CEILIDHS ARE a deeply ingrained part of Scotland's traditional culture but, like so many things, their character has largely changed from the what is sentimentally described as the genuine, couthy, fireside gatherings of times long past. Old men told tales, wives and mothers sang the working songs of the district and, as pipers piped, young warriors danced over two crossed swords in a display of victory. It was the way local culture cascaded down generations, the way youngsters learnt their culture at their elders' knees and, in turn, handed it on to succeeding generations.
As often as not, what are billed today as ceilidhs are stage managed affairs with little of the spontanaity that we associate with impromptu gatherings in smoke-filled blackhouses with the cattle in the byre at one end of the building. However the spirit of such parties most definitely lives on.
For the past four years kind friends have filled their house with like-minded souls for "a night with the grand". If they don't call the event a ceilidh, it surely meets most of the criteria. So successful has it become that the event now extends to two evenings of singing and recitation. Dancing is not possible as only those with the most urgent and pressing alternative arrangements would dream of turning down their invitation, and the house is bursting at the seams both nights.
My wife is resident pianist which means I get to go both evenings. It also means I have to have two party pieces but this has made me explore the songs and poetry of Scotland. My special love are the cornkisters and bothy ballads of the north east of Scotland and the work of poets like Violet Jacob, WD Cocker and Helen Cruickshank.
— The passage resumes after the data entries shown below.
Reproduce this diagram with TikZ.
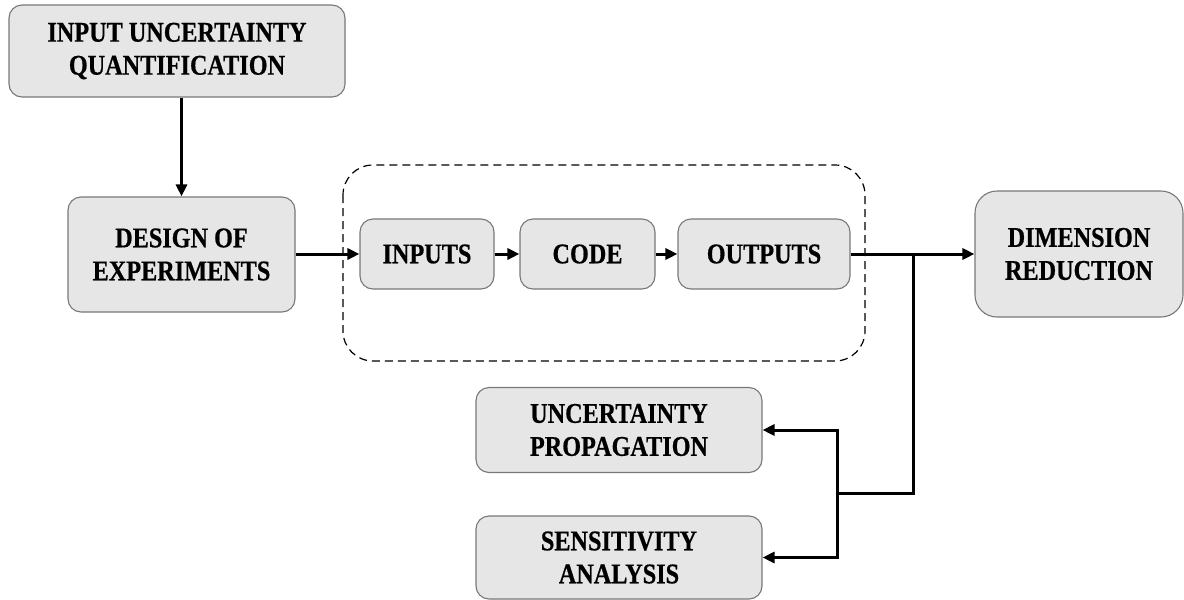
\documentclass[tikz,border=0pt]{standalone}
\usepackage{fontspec}
\setmainfont{Liberation Serif}
\newfontfamily\boxfont[FakeStretch=0.85,FakeBold=0.6]{Liberation Serif}
\usetikzlibrary{arrows.meta,calc}
\definecolor{boxfill}{RGB}{230,230,230}
\definecolor{boxline}{RGB}{120,120,120}
\begin{document}
\begin{tikzpicture}[x=1pt,y=-1pt,
  blk/.style={draw=boxline,line width=1.1pt,fill=boxfill,rounded corners=13pt,
    align=center,inner sep=0pt,
    font=\boxfont\fontsize{28.5}{33}\selectfont\bfseries},
  conn/.style={line width=3pt,-{Triangle[length=12pt,width=11pt]}},
  plain/.style={line width=3pt}]
\useasboundingbox (0,0) rectangle (1184,600);
\node[blk,minimum width=336pt,minimum height=92pt] (iuq) at (177,51) {INPUT UNCERTAINTY\\QUANTIFICATION};
\node[blk,minimum width=227pt,minimum height=115pt] (doe) at (181.5,254.5) {DESIGN OF\\EXPERIMENTS};
\draw[dash pattern=on 8pt off 5pt,line width=1.2pt,rounded corners=30pt] (343,165) rectangle (865,361);
\node[blk,minimum width=134pt,minimum height=70pt] (inp) at (427,254) {INPUTS};
\node[blk,minimum width=135pt,minimum height=70pt] (code) at (587.5,254) {CODE};
\node[blk,minimum width=172pt,minimum height=70pt] (out) at (764,254) {OUTPUTS};
\node[blk,minimum width=208pt,minimum height=126pt,rounded corners=22pt] (dr) at (1079,254) {DIMENSION\\REDUCTION};
\node[blk,minimum width=286pt,minimum height=85pt] (up) at (619,430) {UNCERTAINTY\\PROPAGATION};
\node[blk,minimum width=286pt,minimum height=83pt] (sa) at (619,557.5) {SENSITIVITY\\ANALYSIS};
\coordinate (j1) at (913,254);
\coordinate (j2) at (913,493);
\coordinate (j3) at (837,493);
\draw[conn] (doe.north |- iuq.south) -- (doe.north);
\draw[conn] (doe.east |- inp.west) -- (inp.west);
\draw[conn] (inp) -- (code);
\draw[conn] (code) -- (out);
\draw[conn] (out.east) -- (dr.west |- out.east);
\draw[plain] (j1) -- (j2) -- (j3);
\draw[conn] (j3) |- (up.east);
\draw[conn] (j3) |- (sa.east);
\end{tikzpicture}
\end{document}
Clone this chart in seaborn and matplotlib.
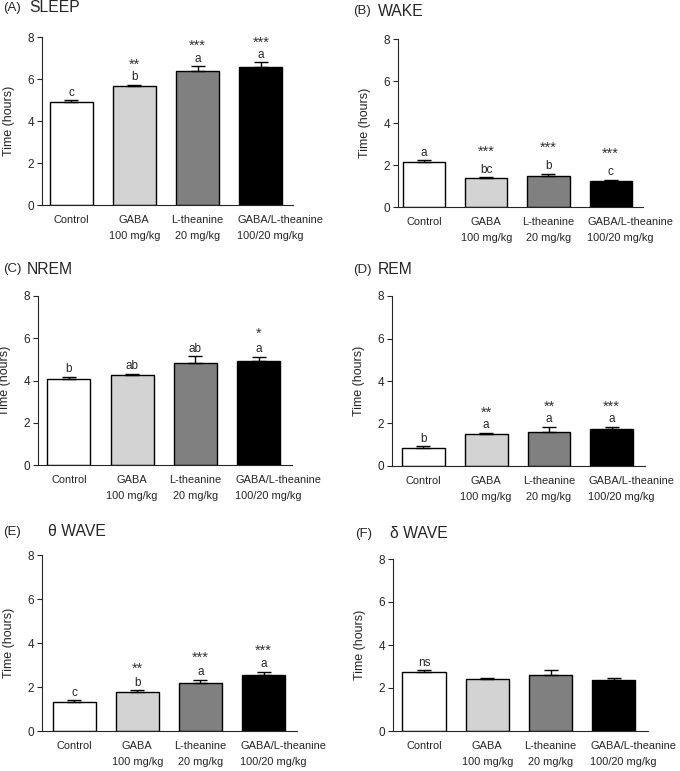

It has been surprising what a range of talents has emerged from these evenings. Fine singers, memories of childhood in poems learned in the nursery and recalled with surprising clarity - and, of course, a piper. What fun these evenings are, and how they draw people together. No one is shy about performing and if they hit a bum note or have to refer to a crib to remind them of the next line of a poem, nobody thinks anything of it, and applause is no less sincere.
Such evenings benefit from food and drink and our hosts are generous in the provision of both. In the spirit of community other wives help out with contributions of puddings and the like and the performing is interspersed with breaks to restore our strength for the next session.
Gilbert & Sullivan songs were popular this year. Fifty years ago their songs were regularly sung at all sorts of entertainment but, as is the way of things, they grew less fashionable and fell out of fashion. Gilbert was the librettist and wrote clever, witty songs which were so well complemented by composer Sullivan's tuneful music. Three of this years company company had been ill and we came together to sing "When you find you're a broken-down critter" from "The Grand Duke" which is probably the least well-known of G&S's operettas. Our performance was masterly and we finished with a flourish to wild acclamation and demands for no more!
Must go, going out for supper - more will follow.